Re: Measured resolution of vinyl?

Reply #2
Hmm... wouldn't that be close to the same resolution you need to use for digitalization of the vinyl without loosing information you be able to hear or measure? You can try find it by using recording software which allows you to freely set bit-depth and sample rate. After recording using various bit-depth and sample rate combinations just compare (maybe even ABX) the digital copy against the vinyl source or against Hi-Res (min 24-bit and 176.4/192kHz) recording of the same source. Maybe acoustic music would be the best type of source for this type testing?

Re: Measured resolution of vinyl?

Reply #3
I have a hard time believing it even approaches 16/44...
That's fairly obvious to anyone except some "audiophiles".  ;)   

Even on a very-good record, you can hear the background noise during quiet or silent passages, compared to a dead silent background on a CD (or an MP3).   Older records are even worse.   Plus, there's usually some hum & hiss in the phono preamp.   The noise limits the usable resolution.    Some vinyl lovers (maybe most vinyl lovers) are not bothered by "crackle" or the occasional "click" or "pop".    But it's annoying to me, and even back in the "vinyl days" it drove me freekin' nuts!  

I haven't listened to any modern records but on older records there was a lot of frequency response variation...   Many records sounded a little "dull" (rolled-off high frequencies).    And, every phono cartridge has different frequency response (I assume there's less variation above a certain price point).

And, then there's occasional audible distortion.
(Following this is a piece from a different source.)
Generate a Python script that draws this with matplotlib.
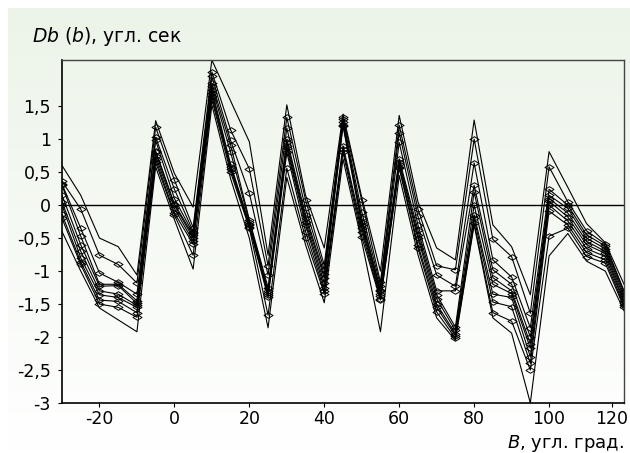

...It's sometimes difficult to compare the resolution/quality of analog and digital.    You can watch a DVD and a VHS tape, and it's easy to see the digital one is better.      If you reduce the resolution (or bitrate) of the digital version, you'll degrade the image (and maybe make it "blocky"), but it will never look exactly like the analog VHS.    We can degrade the digital 'till it's clearly worse than VHS, but it's hard to say when they have equal quality.   At some point, some viewers may prefer the VHS and other viewers may prefer the degraded digital.